Avatar Fire And Ash: VFX-Heavy Costumes Earn Best Costume Design Oscar Nomination
avatar fire and ash has earned a Best Costume Design Academy Award nomination after costumes built by hand were recreated in visual effects for the screen. Nominations were announced January 22, 2026 (ET), and the costumes were crafted in-house at Wētā Workshop in Wellington, New Zealand. The nomination reflects work led by costume designer Deborah L. Scott and a multi-year creative partnership that blended physical garment construction with digital filmmaking.
Avatar Fire And Ash: How Real Costumes Became Digital
The nomination pivots on one clear production fact: every costume worn by a digital character began as an actual, real-world garment. Deborah L. Scott, costume designer, said, “A costume designer [getting] to work really closely with the visual effects team is amazing. We make all the costumes in real life before we transfer them to the visual effects team, to recreate them for the screen. ” That process — build, test for character fit and movement, then hand off detailed reference to the visual effects artists — is central to why avatar fire and ash is being recognized in a category often dominated by practical work.

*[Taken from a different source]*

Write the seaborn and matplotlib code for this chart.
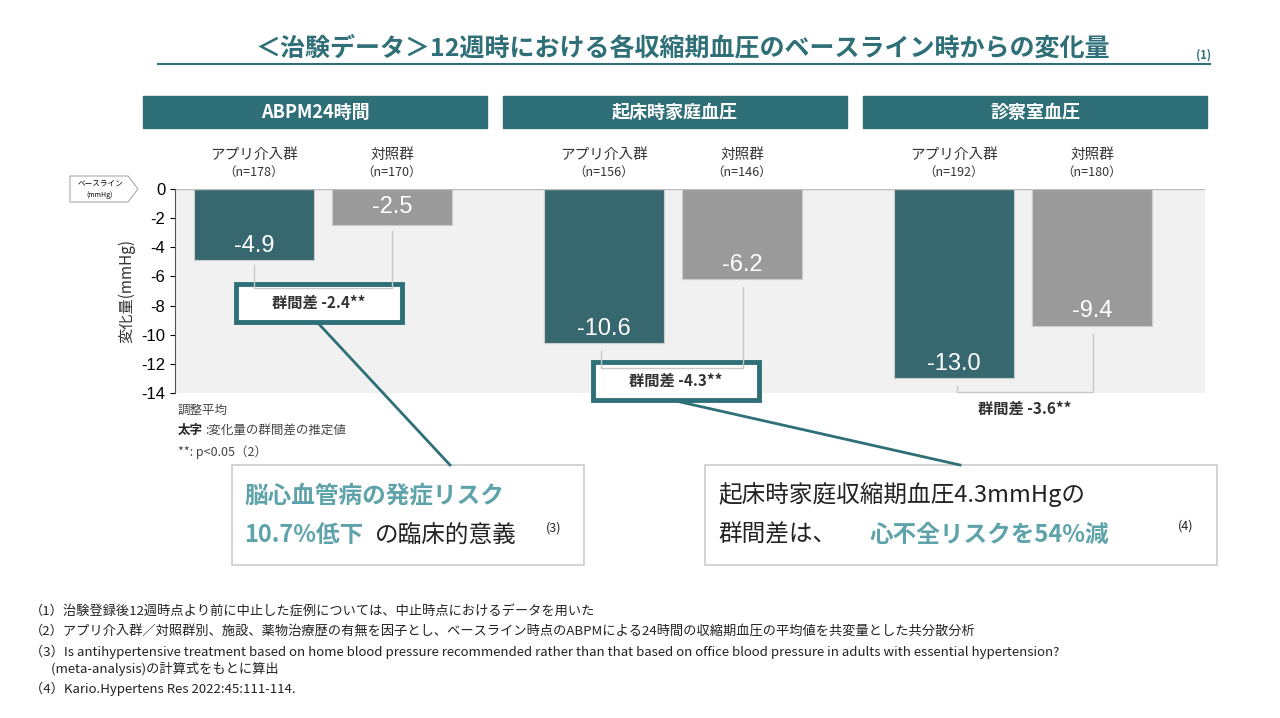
import matplotlib
matplotlib.use("Agg")
import matplotlib.pyplot as plt
import seaborn as sns
import pandas as pd
from matplotlib.patches import Rectangle, Polygon

plt.rcParams["font.family"] = ["Noto Sans CJK JP"]

groups = ["ABPM24時間", "起床時家庭血圧", "診察室血圧"]
arms = ["アプリ介入群", "対照群"]
n_app = [178, 156, 192]
n_ctl = [170, 146, 180]
app_vals = [-4.9, -10.6, -13.0]
ctl_vals = [-2.5, -6.2, -9.4]
diffs = ["-2.4", "-4.3", "-3.6"]
yticks = [0, -2, -4, -6, -8, -10, -12, -14]

TEAL = "#2f6f78"
GRAY = "#9a9a9a"

W, H = 1280, 718
fig = plt.figure(figsize=(12.8, 7.18), dpi=100)

# pixel-space helper: group centers and offsets
gc = [323 + 350 * i for i in range(3)]
off = 69
rows = []
for i in range(3):
    rows.append({"x": gc[i] - off, "v": app_vals[i], "arm": arms[0]})
    rows.append({"x": gc[i] + off, "v": ctl_vals[i], "arm": arms[1]})
df = pd.DataFrame(rows)

ax_l, ax_r, ax_t, ax_b = 175, 1205, 189, 393
ax = fig.add_axes([ax_l / W, 1 - ax_b / H, (ax_r - ax_l) / W, (ax_b - ax_t) / H])
ax.set_facecolor("#f1f1f1")
sns.barplot(data=df, x="x", y="v", hue="arm", native_scale=True, palette=[TEAL, GRAY],
            width=0.87, dodge=False, legend=False, ax=ax, edgecolor="#cccccc", linewidth=0.8)
ax.set_xlim(ax_l, ax_r)
ax.set_ylim(-14, 0)
ax.set_yticks(yticks)
ax.set_yticklabels([str(t) for t in yticks], fontsize=12, fontfamily="Liberation Sans")
ax.set_xticks([])
ax.set_xlabel("")
ax.set_ylabel("変化量(mmHg)", fontsize=11, color="#333")
for s in ["top", "right", "bottom"]:
    ax.spines[s].set_visible(False)
ax.spines["left"].set_color("#555")
ax.axhline(0, color="#bbbbbb", lw=1)
for i in range(3):
    for x, v in [(gc[i] - off, app_vals[i]), (gc[i] + off, ctl_vals[i])]:
        yl = v / 2 if v > -3 else v + 1.0
        ax.text(x, yl, f"{v:.1f}", color="white", fontsize=17, ha="center", va="center",
                fontfamily="Liberation Sans")

# overlay pixel axes
ov = fig.add_axes([0, 0, 1, 1], facecolor="none")
ov.set_xlim(0, W); ov.set_ylim(H, 0); ov.axis("off")

ov.text(683, 48, "＜治験データ＞12週時における各収縮期血圧のベースライン時からの変化量", color=TEAL,
        fontsize=18, fontweight="bold", ha="center", va="center")
ov.text(1196, 55, "(1)", color=TEAL, fontsize=8, fontweight="bold", ha="left", va="center")
ov.plot([158, 1210], [64, 64], color=TEAL, lw=1.5)

for i, g in enumerate(groups):
    x0 = 143 + 360 * i
    ov.add_patch(Rectangle((x0, 96), 344, 32, color=TEAL))
    ov.text(x0 + 172, 112, g, color="white", fontsize=13, fontweight="bold", ha="center", va="center")
    ov.text(gc[i] - off, 155, arms[0], fontsize=10.5, ha="center", va="center", color="#333")
    ov.text(gc[i] - off, 172, f"（n={n_app[i]}）", fontsize=9, ha="center", va="center", color="#333")
    ov.text(gc[i] + off, 155, arms[1], fontsize=10.5, ha="center", va="center", color="#333")
    ov.text(gc[i] + off, 172, f"（n={n_ctl[i]}）", fontsize=9, ha="center", va="center", color="#333")

# baseline tag
ov.add_patch(Polygon([[70, 176], [128, 176], [138, 189], [128, 202], [70, 202]], closed=True,
                     facecolor="white", edgecolor="#aaa", lw=0.8))
ov.text(100, 185, "ベースライン", fontsize=5.5, ha="center", va="center")
ov.text(100, 195, "(mmHg)", fontsize=5, ha="center", va="center")

# brackets
def py(v):
    return ax_t + (ax_b - ax_t) * (-v / 14)
bcol = "#c8c8c8"
ov.plot([254, 254, 392, 392], [py(-4.9) + 5, 288, 288, py(-2.5) + 6], color=bcol, lw=1)
ov.plot([601, 601, 743, 743], [py(-10.6) + 8, 368, 368, py(-6.2) + 8], color=bcol, lw=1)
ov.plot([957, 957, 1093, 1093], [py(-13.0) + 8, 392, 392, py(-9.4) + 8], color=bcol, lw=1)

# diff boxes
ov.add_patch(Rectangle((236, 284), 166, 38, facecolor="white", edgecolor=TEAL, lw=3.5))
ov.text(319, 303, f"群間差 {diffs[0]}**", fontsize=11, fontweight="bold", ha="center", va="center", color="#333")
ov.add_patch(Rectangle((593, 362), 166, 38, facecolor="white", edgecolor=TEAL, lw=3.5))
ov.text(676, 381, f"群間差 {diffs[1]}**", fontsize=11, fontweight="bold", ha="center", va="center", color="#333")
ov.text(1025, 409, f"群間差 {diffs[2]}**", fontsize=11, fontweight="bold", ha="center", va="center", color="#333")

# connectors
ov.plot([318, 450], [323, 465], color=TEAL, lw=2)
ov.plot([676, 960], [401, 465], color=TEAL, lw=2)

# notes
ov.text(178, 410, "調整平均", fontsize=9, va="center", color="#444")
ov.text(178, 430, "太字", fontsize=9, fontweight="bold", va="center", color="#222")
ov.text(205, 430, ":変化量の群間差の推定値", fontsize=9, va="center", color="#444")
ov.text(178, 452, "**: p<0.05（2）", fontsize=9, va="center", color="#444")

# callouts
ov.add_patch(Rectangle((232, 465), 352, 100, facecolor="white", edgecolor="#cccccc", lw=1.2))
ov.text(244, 495, "脳心血管病の発症リスク", fontsize=17, fontweight="bold", color="#5fa3aa", va="center")
ov.text(244, 535, "10.7%低下", fontsize=17, fontweight="bold", color="#5fa3aa", va="center")
ov.text(375, 535, "の臨床的意義", fontsize=17, color="#222", va="center")
ov.text(546, 528, "(3)", fontsize=9, color="#222", va="center")
ov.add_patch(Rectangle((705, 465), 512, 100, facecolor="white", edgecolor="#cccccc", lw=1.2))
ov.text(718, 495, "起床時家庭収縮期血圧4.3mmHgの", fontsize=17, color="#222", va="center")
ov.text(718, 535, "群間差は、", fontsize=17, color="#222", va="center")
ov.text(870, 535, "心不全リスクを54%減", fontsize=17, fontweight="bold", color="#5fa3aa", va="center")
ov.text(1178, 526, "(4)", fontsize=9, color="#222", va="center")

foot = [(612, "（1）治験登録後12週時点より前に中止した症例については、中止時点におけるデータを用いた"),
        (632, "（2）アプリ介入群／対照群別、施設、薬物治療歴の有無を因子とし、ベースライン時点のABPMによる24時間の収縮期血圧の平均値を共変量とした共分散分析"),
        (652, "（3）Is antihypertensive treatment based on home blood pressure recommended rather than that based on office blood pressure in adults with essential hypertension?"),
        (669, "       (meta-analysis)の計算式をもとに算出"),
        (689, "（4）Kario.Hypertens Res 2022:45:111-114.")]
for y, t in foot:
    ov.text(30, y, t, fontsize=9.5, va="center", color="#222")

fig.savefig("out.png", dpi=100)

Scott described the technical demands plainly: “How it fits the character, how it moves, what the elements of the environment might be… It’s really, really complicated. It’s really extreme. ” The team invested long stretches of production time to ensure that texture, silhouette and movement translated from Wellington workshops into the film’s digital world.
Immediate Reactions
Flo Foxworthy, Costume Art Director at Wētā Workshop, highlighted the practical craft and local inspiration behind the work: “You would think that after eight years we would have run out of ideas, but we didn’t. ” Foxworthy added that the team leaned on New Zealand’s environment and native wildlife for materials and motifs: “We used a lot of pāua in our costumes, specifically for the Metkayina, they were the reef clan, they lived in the ocean and so we used a lot of pāua in the costumes that we made for them. “
Scott framed the nomination as an unexpected recognition: “It was quite a shock… I wasn’t expecting it, you know? I feel very lucky to be in the place that I am. ” She also recalled formative moments that shaped her approach to costume making and character work, noting early experiences sewing and creating by hand.
Quick Context and What’s Next
Fire and Ash is the third film in the franchise set on the fictional planet of Pandora, where the Na’vi confront human attempts at colonization, and the costume work was created over an eight-year partnership spanning multiple installments. The items honored at nomination time were crafted at Wētā Workshop in Wellington and guided by Deborah L. Scott’s design leadership.
The nomination places the designers and artisans behind avatar fire and ash in contention at the Academy Awards; industry attention will follow as the awards process moves toward the ceremony where winners are announced. Expect focused scrutiny on how practical costume craft continues to shape digital characters as VFX-heavy productions compete in traditional design categories.